Parece que Alfred Hitchcock nunca gostou muito do final feliz do seu filme Suspeita (1941), com Cary Grant e Joan Fontaine. O romance original Before the Fact, do inglês Anthony Berkeley Cox (sob o pseudónimo de Francis Iles), era bem mais pessimista e contava a história bizarra de uma mulher tão fanaticamente apaixonada pelo marido, que vivia com ele mesmo sabendo que era um burlão, um engatatão e um homicida. Ao descobrir não só que está grávida dele mas também que ele planeia matá-la, a protagonista resolve suicidar-se e bebe o copo de leite envenenado que o marido lhe tinha deixado. Hitchcock apreciou sobretudo a abordagem psicológica da obsessão e da morte e queria, em conformidade com o texto original, revelar no final do filme que o seu protagonista era na realidade um assassino.
Os produtores, menos ousados, levaram as mãos à cabeça e disseram logo que não a esse final, entre outras razões porque era impensável que o simpático Cary Grant interpretasse um homicida. A reputação de Grant era a de um galanteador alto, divertido e sofisticado e não a de um intérprete particularmente dotado ou profundo. Como a grande Pauline Kael escreveria a seu respeito, «não queremos que ele seja intenso, apenas lhe pedimos que seja subtil, elegante e nos faça rir». O próprio Grant, lúcido até à medula, estava plenamente consciente dessas suas limitações e sabia que jamais seria credível na pele do assassino que Hitch pretendia.
O processo de selecção de um final mais apropriado viria a ser um parto longo e doloroso. Quando as filmagens começaram em 10 de Fevereiro de 1941, ninguém fazia ainda ideia de como é que seria o desenlace do filme. Isto não só era completamente estranho ao método de trabalho de Hitch, como também lançou os actores na confusão mais absoluta, pois nenhuma cena ou fala tinha um propósito certo. Pela primeira vez em muitos anos, Hitchcock adoeceu e a rodagem teve que ser suspensa durante várias semanas. O realizador regressava sempre exausto e deprimido ao estúdio e os seus colaboradores queixavam-se do seu desinteresse. O azedume foi tal que a 18 de Abril chegou-se mesmo a falar do cancelamento do filme.

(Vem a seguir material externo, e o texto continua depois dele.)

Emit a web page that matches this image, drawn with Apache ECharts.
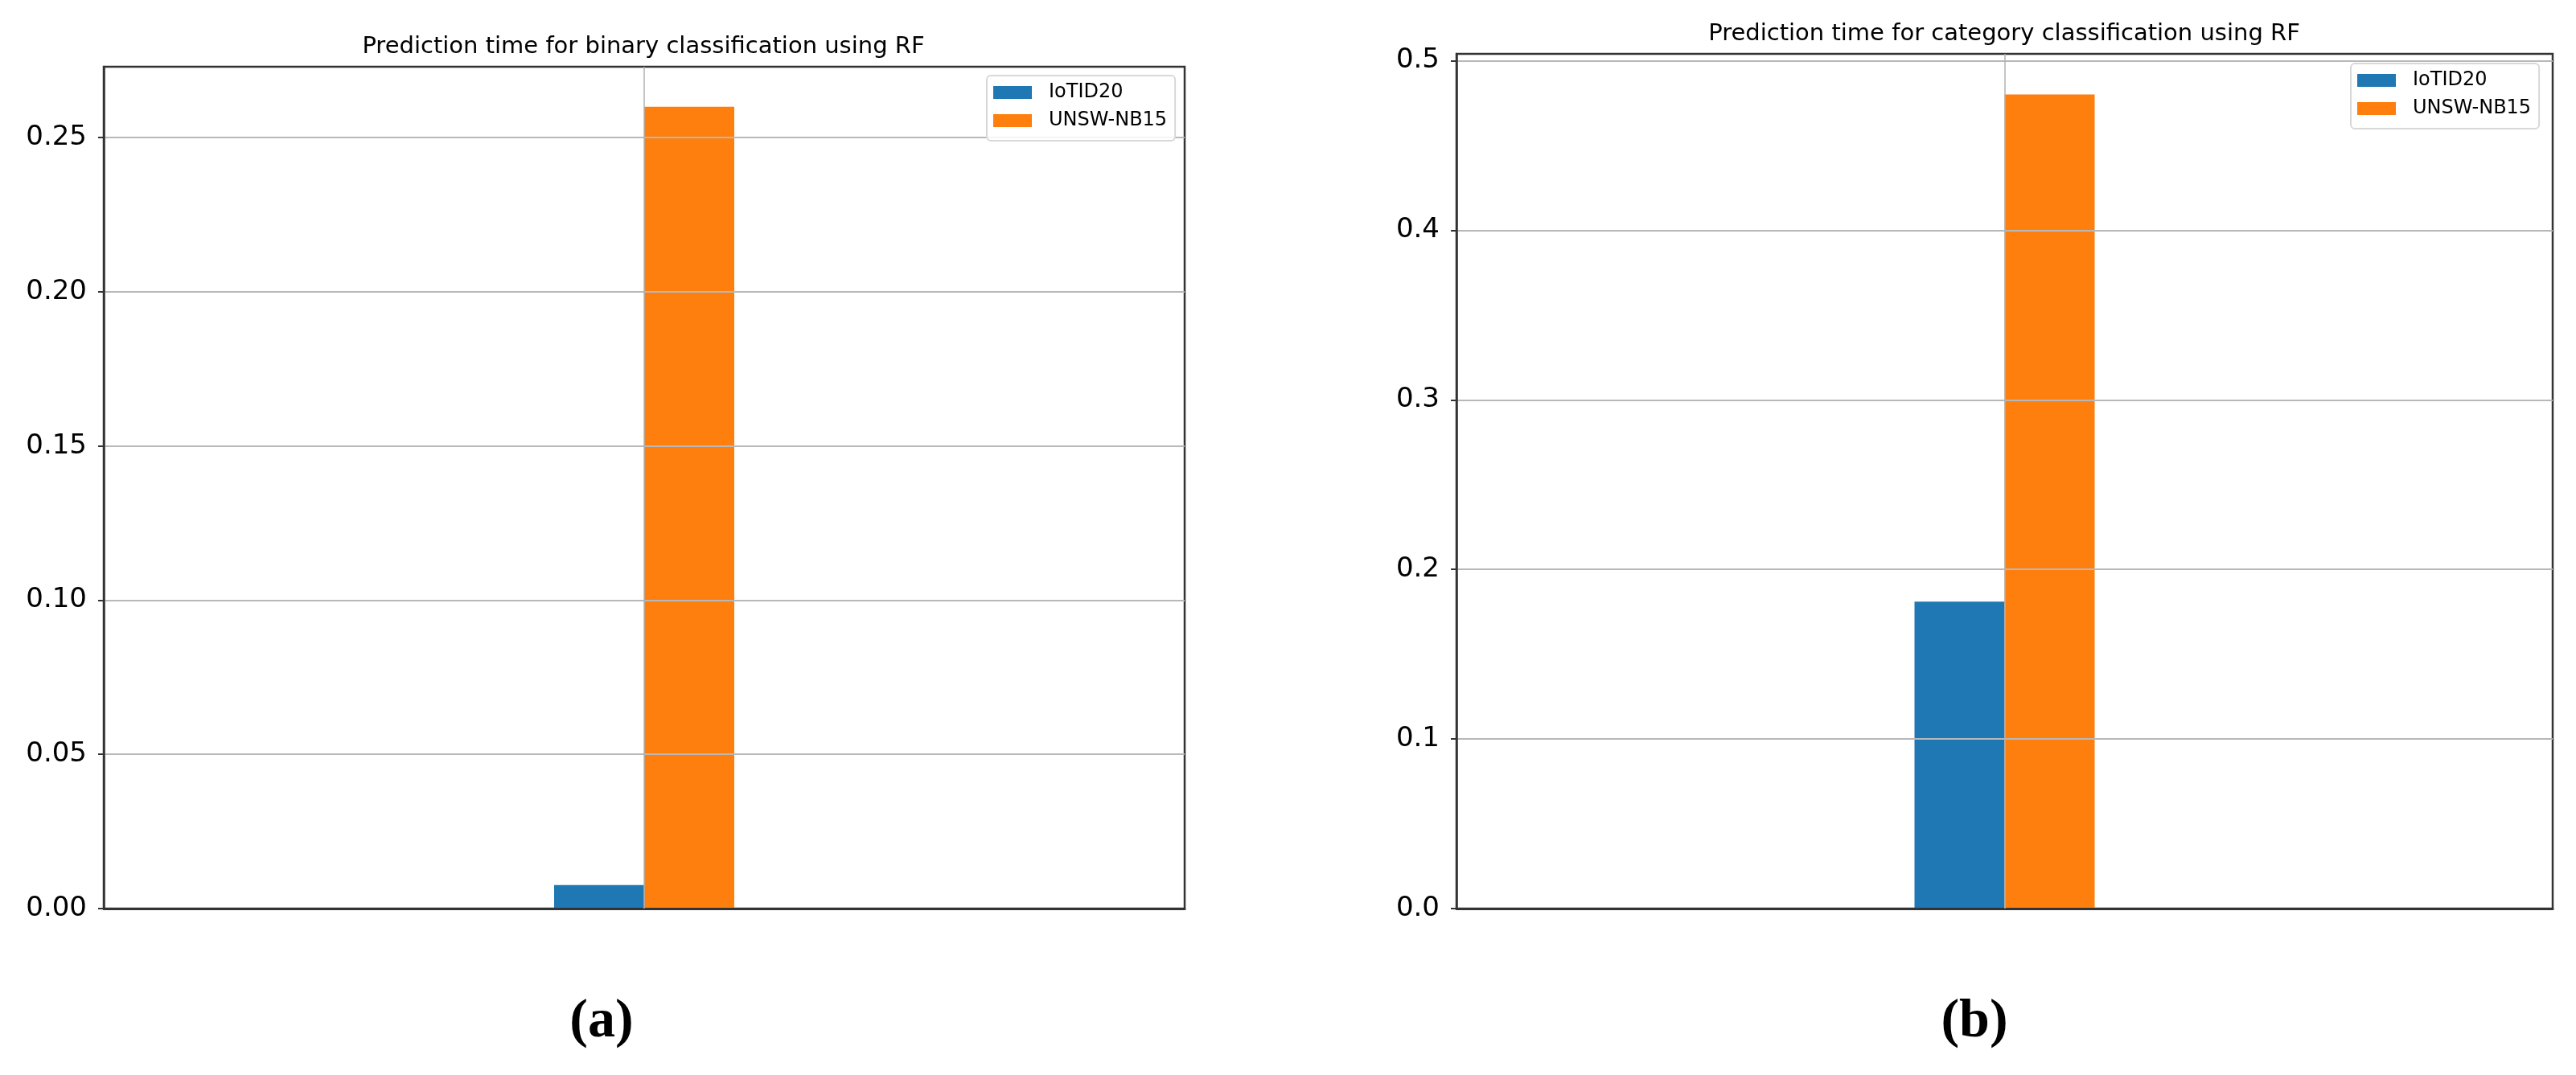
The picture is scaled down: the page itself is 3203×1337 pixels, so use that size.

Durante todo este tempo, Joan Fontaine e Alma Reville trabalharam fervorosamente em vários finais. Uma das possibilidades era que Cary Grant, num gesto de inusitado heroísmo, ingressasse na Royal Air Force e assim se redimisse dos seus crimes. De acordo com esta versão, felizmente abandonada a tempo, Grant deveria morrer num acto de sacrifício e patriotismo, o que contornava o problema do homicídio e suicídio no final. Em início de Maio, os produtores chegaram à conclusão que para compensar os custos substanciais e inesperados acarretados pelo atraso das filmagens, a RKO deveria distribuir o filme o mais rápida e amplamente possível – preferentemente, ainda antes do Verão.

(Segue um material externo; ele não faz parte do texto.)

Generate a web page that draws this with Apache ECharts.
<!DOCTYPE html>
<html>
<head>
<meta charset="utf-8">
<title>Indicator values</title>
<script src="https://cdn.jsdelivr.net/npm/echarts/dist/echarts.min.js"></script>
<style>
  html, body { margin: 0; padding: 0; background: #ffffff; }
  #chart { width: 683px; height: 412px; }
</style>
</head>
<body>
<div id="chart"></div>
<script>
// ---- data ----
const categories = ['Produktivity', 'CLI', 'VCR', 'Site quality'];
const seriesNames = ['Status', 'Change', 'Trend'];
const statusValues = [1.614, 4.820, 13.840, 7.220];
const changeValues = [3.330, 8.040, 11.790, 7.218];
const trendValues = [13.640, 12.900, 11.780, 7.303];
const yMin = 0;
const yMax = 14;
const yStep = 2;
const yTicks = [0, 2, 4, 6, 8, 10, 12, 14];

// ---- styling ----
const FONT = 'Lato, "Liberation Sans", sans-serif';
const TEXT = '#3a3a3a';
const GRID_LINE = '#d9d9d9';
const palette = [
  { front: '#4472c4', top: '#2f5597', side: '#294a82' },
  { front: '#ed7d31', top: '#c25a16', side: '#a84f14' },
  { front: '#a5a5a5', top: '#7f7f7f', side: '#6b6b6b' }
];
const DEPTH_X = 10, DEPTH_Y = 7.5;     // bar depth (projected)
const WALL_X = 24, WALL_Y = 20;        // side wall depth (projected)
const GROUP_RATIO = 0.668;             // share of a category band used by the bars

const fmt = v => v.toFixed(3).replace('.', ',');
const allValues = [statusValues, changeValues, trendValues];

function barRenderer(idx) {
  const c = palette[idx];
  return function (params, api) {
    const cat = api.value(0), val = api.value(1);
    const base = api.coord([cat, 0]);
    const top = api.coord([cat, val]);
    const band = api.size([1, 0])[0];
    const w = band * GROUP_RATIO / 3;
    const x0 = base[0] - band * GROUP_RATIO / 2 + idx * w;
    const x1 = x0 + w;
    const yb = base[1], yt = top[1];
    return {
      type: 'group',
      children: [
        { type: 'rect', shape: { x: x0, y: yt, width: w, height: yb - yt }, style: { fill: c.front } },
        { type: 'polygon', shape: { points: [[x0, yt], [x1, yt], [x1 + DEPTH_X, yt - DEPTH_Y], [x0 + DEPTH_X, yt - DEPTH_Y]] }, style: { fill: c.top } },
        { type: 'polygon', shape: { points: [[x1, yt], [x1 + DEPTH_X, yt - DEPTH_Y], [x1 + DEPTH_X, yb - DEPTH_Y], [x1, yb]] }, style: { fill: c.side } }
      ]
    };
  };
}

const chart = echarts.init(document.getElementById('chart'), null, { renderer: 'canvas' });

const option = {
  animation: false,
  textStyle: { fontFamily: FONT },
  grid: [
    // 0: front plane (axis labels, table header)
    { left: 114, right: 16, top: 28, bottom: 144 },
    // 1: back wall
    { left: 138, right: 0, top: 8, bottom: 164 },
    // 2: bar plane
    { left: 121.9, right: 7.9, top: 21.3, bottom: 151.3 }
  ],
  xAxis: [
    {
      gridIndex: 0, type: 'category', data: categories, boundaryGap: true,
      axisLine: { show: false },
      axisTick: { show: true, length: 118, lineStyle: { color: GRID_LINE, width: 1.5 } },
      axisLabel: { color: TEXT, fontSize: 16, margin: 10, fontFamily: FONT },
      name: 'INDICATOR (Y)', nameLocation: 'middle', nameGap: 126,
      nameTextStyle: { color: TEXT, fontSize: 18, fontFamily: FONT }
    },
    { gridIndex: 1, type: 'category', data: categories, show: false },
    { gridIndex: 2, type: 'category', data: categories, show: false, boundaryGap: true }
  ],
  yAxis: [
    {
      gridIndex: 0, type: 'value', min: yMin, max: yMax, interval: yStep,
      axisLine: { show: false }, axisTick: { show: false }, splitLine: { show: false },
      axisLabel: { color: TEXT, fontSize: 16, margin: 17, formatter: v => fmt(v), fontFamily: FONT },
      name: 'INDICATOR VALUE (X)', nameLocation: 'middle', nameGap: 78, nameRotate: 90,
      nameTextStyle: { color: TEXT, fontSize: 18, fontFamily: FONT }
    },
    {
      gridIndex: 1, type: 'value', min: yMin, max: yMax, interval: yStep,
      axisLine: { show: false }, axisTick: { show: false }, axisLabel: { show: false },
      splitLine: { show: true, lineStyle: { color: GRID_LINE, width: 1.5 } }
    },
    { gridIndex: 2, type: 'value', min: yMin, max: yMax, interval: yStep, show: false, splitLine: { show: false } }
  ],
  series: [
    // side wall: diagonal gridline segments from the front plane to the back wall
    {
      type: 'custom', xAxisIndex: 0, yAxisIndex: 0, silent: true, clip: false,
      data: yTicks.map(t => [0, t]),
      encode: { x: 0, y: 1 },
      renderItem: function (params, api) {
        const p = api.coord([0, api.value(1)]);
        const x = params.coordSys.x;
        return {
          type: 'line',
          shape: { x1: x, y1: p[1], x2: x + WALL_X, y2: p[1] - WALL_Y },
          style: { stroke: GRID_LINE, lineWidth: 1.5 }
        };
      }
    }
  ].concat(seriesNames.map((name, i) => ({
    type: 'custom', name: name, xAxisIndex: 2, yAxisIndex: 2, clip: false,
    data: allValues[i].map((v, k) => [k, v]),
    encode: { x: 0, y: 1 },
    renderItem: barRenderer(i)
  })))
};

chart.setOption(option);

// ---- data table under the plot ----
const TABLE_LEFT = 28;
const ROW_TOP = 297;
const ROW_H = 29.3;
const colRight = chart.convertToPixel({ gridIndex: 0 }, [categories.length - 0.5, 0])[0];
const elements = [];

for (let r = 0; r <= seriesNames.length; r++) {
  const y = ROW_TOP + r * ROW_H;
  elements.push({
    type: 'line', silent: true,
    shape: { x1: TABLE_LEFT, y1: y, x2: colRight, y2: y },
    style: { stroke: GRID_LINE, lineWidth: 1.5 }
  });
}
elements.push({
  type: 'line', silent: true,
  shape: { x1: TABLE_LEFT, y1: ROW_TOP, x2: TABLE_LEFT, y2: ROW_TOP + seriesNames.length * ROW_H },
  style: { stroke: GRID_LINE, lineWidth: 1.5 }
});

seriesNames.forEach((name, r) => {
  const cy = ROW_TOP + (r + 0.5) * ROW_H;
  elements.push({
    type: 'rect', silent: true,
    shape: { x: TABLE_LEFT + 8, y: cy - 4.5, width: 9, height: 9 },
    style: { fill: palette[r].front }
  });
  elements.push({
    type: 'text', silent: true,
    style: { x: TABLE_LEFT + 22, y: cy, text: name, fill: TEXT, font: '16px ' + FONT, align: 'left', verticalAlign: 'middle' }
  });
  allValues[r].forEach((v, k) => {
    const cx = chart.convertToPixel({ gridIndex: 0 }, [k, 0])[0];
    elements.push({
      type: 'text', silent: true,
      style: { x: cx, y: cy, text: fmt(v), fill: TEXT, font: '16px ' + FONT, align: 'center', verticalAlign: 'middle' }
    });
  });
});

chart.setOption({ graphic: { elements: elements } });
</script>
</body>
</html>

Hitchcock exigia, porém, mais tempo – e ainda bem que o fez, pois em meados de Julho ainda não tinha sido encontrado um final para o seu filme. A dada altura, houve a ideia de fazer da protagonista uma mulher adúltera e assim conseguir ultrapassar as objecções dos censores relativamente ao seu suicídio. Porém, quando esta versão foi projectada numa sneak preview, o público desfez-se em risos e Hitchcock teve de retomar as filmagens. Alma e Joan arranjaram um novo final, mas as variantes eram tantas que já ninguém sabia que tipo de história é que estavam para ali a contar.
A decisão final foi revelar que as suspeitas de Joan Fontaine eram infundadas e que tudo não passou de um equívoco terrível. A história de uma mulher que descobre que o marido é um assassino transformou-se assim na história de um mulher que julga que o marido é um assassino. Cary Grant está, todavia, inocente e é mais um desses falsos culpados que Hitchcock tanto aprecia. A grande novidade é que, desta feita, tudo nos é mostrado não da perspectiva de quem é imerecidamente acusado (Grant), mas sim de quem acusa injustamente (Fontaine): por isso, quando a protagonista suspeita do marido, o mundo surge mergulhado nas sombras; quando ela acredita nele, predominam os ambientes claros e luminosos, que no final sairão prevalecentes com a absolvição definitiva e surpreendente de Grant. Assim foi o desenlace mais controvertido da filmografia de Alfred Hitchcock, que acabaria por ser também o mais inesperado, absurdo e hitchcockiano de todos eles – apesar da oposição declarada do próprio Hitchcock.